Breast Augmentation Recovery: Immediately After Surgery (Day One)
Breast augmentation surgery generally takes from 2 to 3 hours and is performed as an outpatient procedure at an accredited surgery center. After surgery, you are placed in a recovery room, supervised by medical staff as you awake from general anesthesia. You will feel fatigued and want to sleep.
Sleep in an inclined position: Sleep on your back (at about a 30-degree angle) after surgery, while significant swelling remains. Purchase a specially designed wedge pillow, prop yourself up with a few bed pillows or sleep in a recliner chair.
Breast Augmentation: Recovery: Day Two
You will be wearing a medical compression bra to support your breasts over the bandages covering your breast augmentation incisions. The garment will help to minimize swelling and avoid placing stress on your stitches by limiting breast movement. Small, thin tubes will be in place under your skin to drain excess body fluids or blood for the first day up to 48 hours.
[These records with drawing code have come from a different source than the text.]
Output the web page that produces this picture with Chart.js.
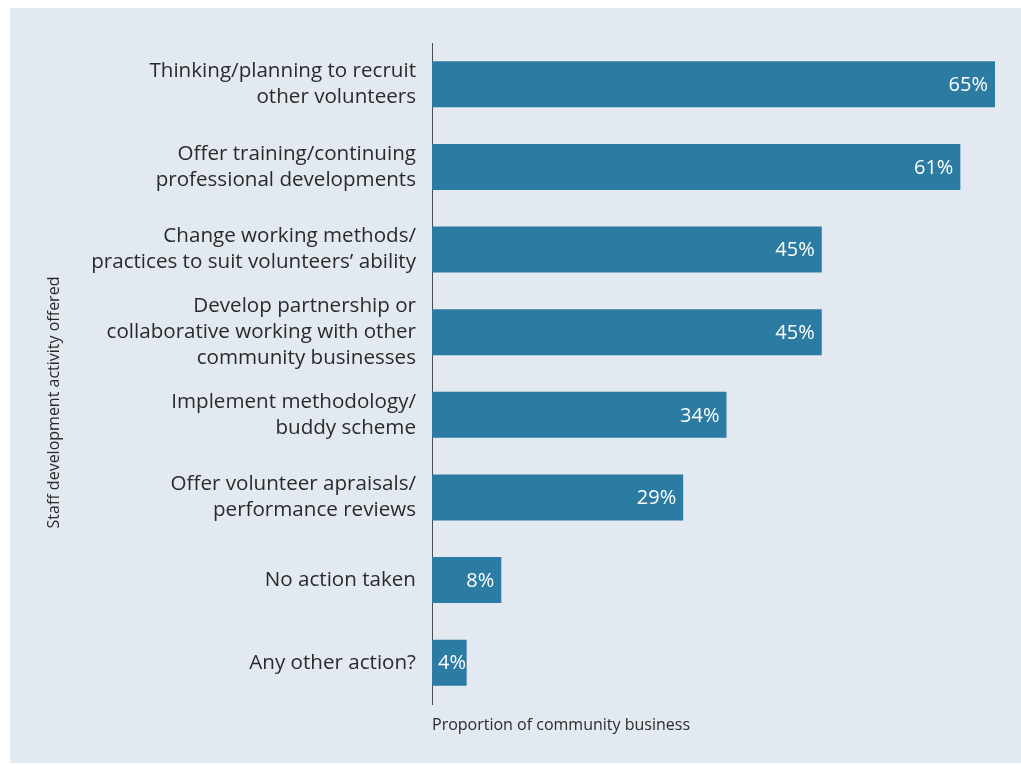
<!DOCTYPE html>
<html>
<head>
<meta charset="utf-8">
<script src="https://cdn.jsdelivr.net/npm/chart.js@4"></script>
<style>
    html, body { margin: 0; padding: 0; background: #ffffff; }
    .panel { position: absolute; left: 10px; top: 8px; width: 1011px; height: 755px; background: #e2e9f1; }
    canvas { display: block; }
</style>
</head>
<body>
<div class="panel">
    <canvas id="staff-development-chart" width="1011" height="755"></canvas>
</div>
<script>
const activityLabels = [
    ['Thinking/planning to recruit', 'other volunteers'],
    ['Offer training/continuing', 'professional developments'],
    ['Change working methods/', 'practices to suit volunteers\u2019 ability'],
    ['Develop partnership or', 'collaborative working with other', 'community businesses'],
    ['Implement methodology/', 'buddy scheme'],
    ['Offer volunteer apraisals/', 'performance reviews'],
    'No action taken',
    'Any other action?'
];
const proportionValues = [65, 61, 45, 45, 34, 29, 8, 4];
const axisMax = 65;

const yAxisTitle = 'Staff development activity offered';
const xAxisTitle = 'Proportion of community business';

const textColor = '#2a2a2a';
const barColor = '#2b7ba3';

// percentage labels inside the end of each bar, kept clear of the axis on short bars
const barValueLabels = {
    id: 'barValueLabels',
    afterDatasetsDraw(chart) {
        const ctx = chart.ctx;
        const meta = chart.getDatasetMeta(0);
        ctx.save();
        ctx.font = '20px "Open Sans"';
        ctx.fillStyle = '#ffffff';
        ctx.textAlign = 'right';
        ctx.textBaseline = 'middle';
        meta.data.forEach((bar, i) => {
            const text = proportionValues[i] + '%';
            const w = ctx.measureText(text).width;
            const x = Math.max(bar.x - 7, bar.base + 6 + w);
            ctx.fillText(text, x, bar.y + 1);
        });
        ctx.restore();
    }
};

document.addEventListener('DOMContentLoaded', function() {
    const ctx = document.getElementById('staff-development-chart').getContext('2d');

    new Chart(ctx, {
        type: 'bar',
        data: {
            labels: activityLabels,
            datasets: [{
                data: proportionValues,
                backgroundColor: barColor,
                borderWidth: 0,
                barPercentage: 0.557,
                categoryPercentage: 1
            }]
        },
        options: {
            indexAxis: 'y',
            responsive: false,
            animation: false,
            layout: {
                padding: { left: 0, right: 26, top: 35, bottom: 1 }
            },
            scales: {
                x: {
                    min: 0,
                    max: axisMax,
                    grid: { display: false },
                    border: { display: false },
                    ticks: { display: false },
                    title: {
                        display: true,
                        text: xAxisTitle,
                        align: 'start',
                        color: textColor,
                        font: { family: '"Open Sans"', size: 16, lineHeight: 1.2 },
                        padding: { top: 0, bottom: 27 }
                    },
                    afterFit: function(scale) {
                        scale.height = 58;
                    }
                },
                y: {
                    grid: { display: false, drawTicks: false },
                    border: { display: true, color: '#4d4d4d', width: 1 },
                    ticks: {
                        color: textColor,
                        padding: 16,
                        font: { family: '"Open Sans"', size: 20.6, lineHeight: 1.26 }
                    },
                    afterFit: function(scale) {
                        scale.width = 370;
                    }
                }
            },
            plugins: {
                legend: { display: false },
                tooltip: { enabled: false },
                title: {
                    display: true,
                    position: 'left',
                    text: yAxisTitle,
                    color: textColor,
                    font: { family: '"Open Sans"', size: 16, weight: 'normal', lineHeight: 1 },
                    padding: { top: 36, bottom: 0 }
                }
            }
        },
        plugins: [barValueLabels]
    });
});
</script>
</body>
</html>
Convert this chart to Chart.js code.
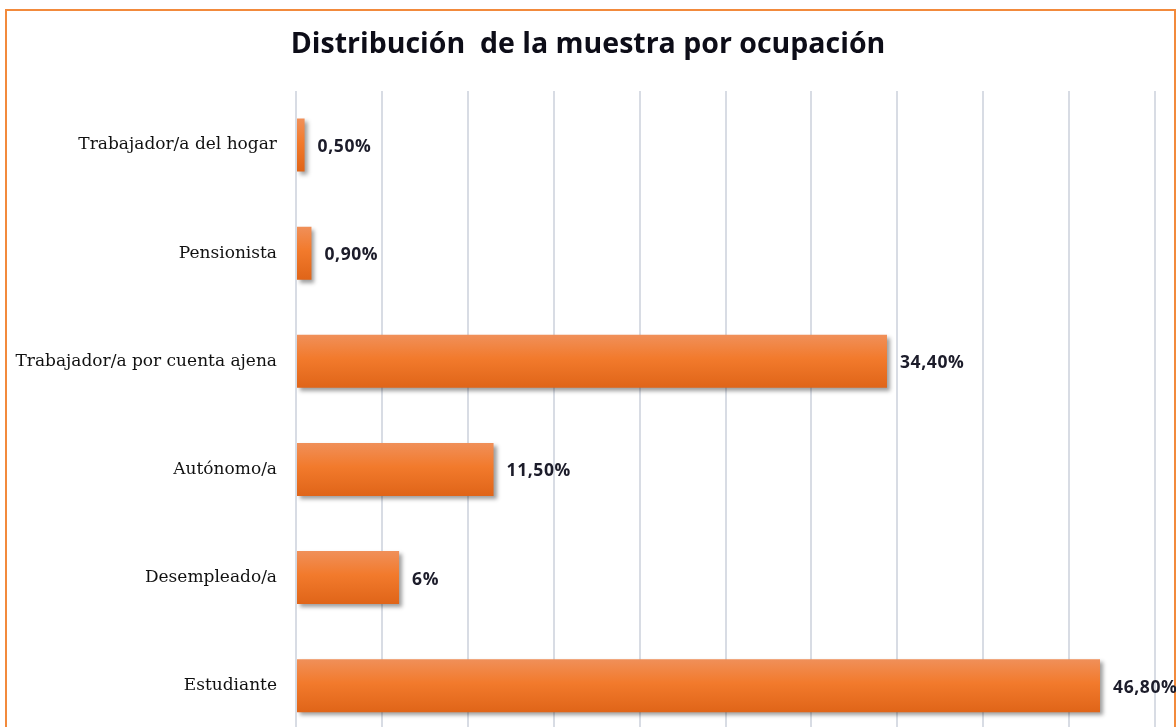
<!DOCTYPE html>
<html>
<head>
<meta charset="utf-8">
<script src="https://cdn.jsdelivr.net/npm/chart.js@4"></script>
<style>
  html, body { margin:0; padding:0; background:#fff; overflow:hidden; }
  #wrap { position:relative; width:1176px; height:727px; overflow:hidden; }
  #frame { position:absolute; left:5px; top:9px; width:1167px; height:800px; border:2px solid #F28A3C; }
  #c { position:absolute; left:0; top:0; }
</style>
</head>
<body>
<div id="wrap">
  <div id="frame"></div>
  <canvas id="c" width="1176" height="769"></canvas>
</div>
<script>
let titulo = "Distribución  de la muestra por ocupación";
let categorias = ["Trabajador/a del hogar","Pensionista","Trabajador/a por cuenta ajena","Autónomo/a","Desempleado/a","Estudiante"];
let valores = [0.5, 0.9, 34.4, 11.5, 6, 46.8];
let ejeMax = 50;
let ejePaso = 5;

function fmt(v){
    if (Number.isInteger(v)) return v + "%";
    return v.toFixed(2).replace(".", ",") + "%";
}

// título, sombra bajo las barras y etiquetas
let extras = {
    id:"extras",
    beforeDatasetsDraw(chart){
        let c = chart.ctx;
        c.save();
        c.shadowColor = "rgba(0,0,0,0.38)";
        c.shadowBlur = 4;
        c.shadowOffsetX = 3;
        c.shadowOffsetY = 3;
    },
    afterDatasetsDraw(chart){
        chart.ctx.restore();
        let c = chart.ctx;
        let meta = chart.getDatasetMeta(0);
        c.save();
        c.font = "bold 17.5px 'Open Sans'";
        c.letterSpacing = "0.6px";
        c.fillStyle = "#1c1c2a";
        c.textBaseline = "middle";
        c.textAlign = "left";
        meta.data.forEach((bar,i)=>{
            c.fillText(fmt(valores[i]), bar.x + 13, bar.y + 2);
        });
        c.restore();
    },
    afterDraw(chart){
        let c = chart.ctx;
        c.save();
        c.font = "bold 28.5px 'Open Sans'";
        c.fillStyle = "#0d0d18";
        c.textAlign = "center";
        c.textBaseline = "middle";
        c.fillText(titulo, chart.width/2, 45);
        c.restore();
    }
};

let ctx = document.getElementById("c").getContext("2d");
let chart = new Chart(ctx,{
    type:"bar",
    data:{
        labels:categorias,
        datasets:[{
            data:valores,
            backgroundColor:(cx)=>{
                let ch = cx.chart;
                if (!ch.scales || !ch.scales.y) return "#F07A2A";
                let y = ch.scales.y.getPixelForValue(cx.dataIndex);
                if (!isFinite(y)) return "#F07A2A";
                let g = ch.ctx.createLinearGradient(0, y-27, 0, y+27);
                g.addColorStop(0, "#F0905A");
                g.addColorStop(0.45, "#F27A2C");
                g.addColorStop(1, "#DF6418");
                return g;
            },
            borderWidth:0,
            categoryPercentage:1,
            barPercentage:0.49
        }]
    },
    options:{
        indexAxis:"y",
        responsive:false,
        animation:false,
        layout:{padding:{left:0,right:21,top:91,bottom:21}},
        plugins:{
            legend:{display:false},
            tooltip:{enabled:false},
            title:{display:false}
        },
        scales:{
            x:{
                min:0,max:ejeMax,
                ticks:{display:false,stepSize:ejePaso},
                grid:{color:"#D8DCE4",lineWidth:2,drawTicks:false},
                border:{display:false}
            },
            y:{
                ticks:{color:"#111",font:{family:"DejaVu Serif",size:17},padding:19},
                grid:{display:false,drawTicks:false},
                border:{display:false},
                afterFit(s){ s.width = 296; }
            }
        }
    },
    plugins:[extras]
});
</script>
</body>
</html>
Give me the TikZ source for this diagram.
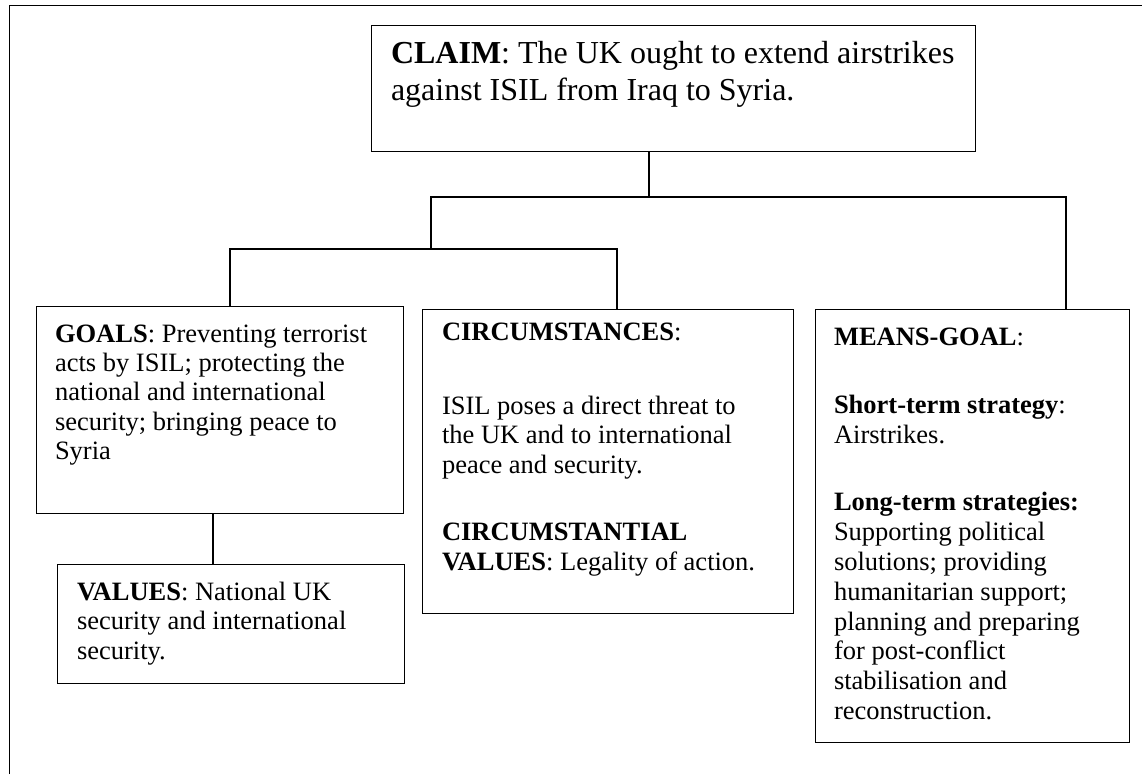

Your chest may feel tight due to swelling, which is normal and will gradually improve.
Pain medicine: Following your breast augmentation surgery, you will have some discomfort and you may take prescription pain medication the first week after your surgery. Bandages and drains will be removed on your first follow-up visit.
Taking a shower: Once your sutures are removed (and your surgeon gives permission) you can shower. This is usually after a day or two.
Breast Augmentation Recovery: The First Week
You will continue wearing a compression bra, 24 hours a day during your breast augmentation recovery period. Be sure to carefully avoid any impact to your chest throughout the healing and recovery process. Your breasts may feel hard and you’ll experience occasional painful twinges, which may persist for a few weeks.
Driving: Don’t drive until after you have stopped taking prescription pain medication. Postpone driving for as long you can to avoid putting a strain on your incisions.
Communication: Call your surgeon if you develop a fever, experience excess swelling or pain or if you have any concerns. Do not hesitate to call anytime during recovery and your surgeon will be available to you.
Working: Most women are able to return to work in a week in an office environment after breast augmentation.
Breast Augmentation Recovery: Weeks Two through Six
Removal of stitches: Your stitches will be removed in 2 to 3 weeks or may be absorbable.
Exercising: You may perform light exercise after about three weeks.
Strenuous exercise: Do not lift anything over your head and avoid serious workouts for six weeks. Wear a stretchy but supportive sports bra during exercise.
First menstrual period: The first period after breast implant surgery may cause pain and swelling in the breasts.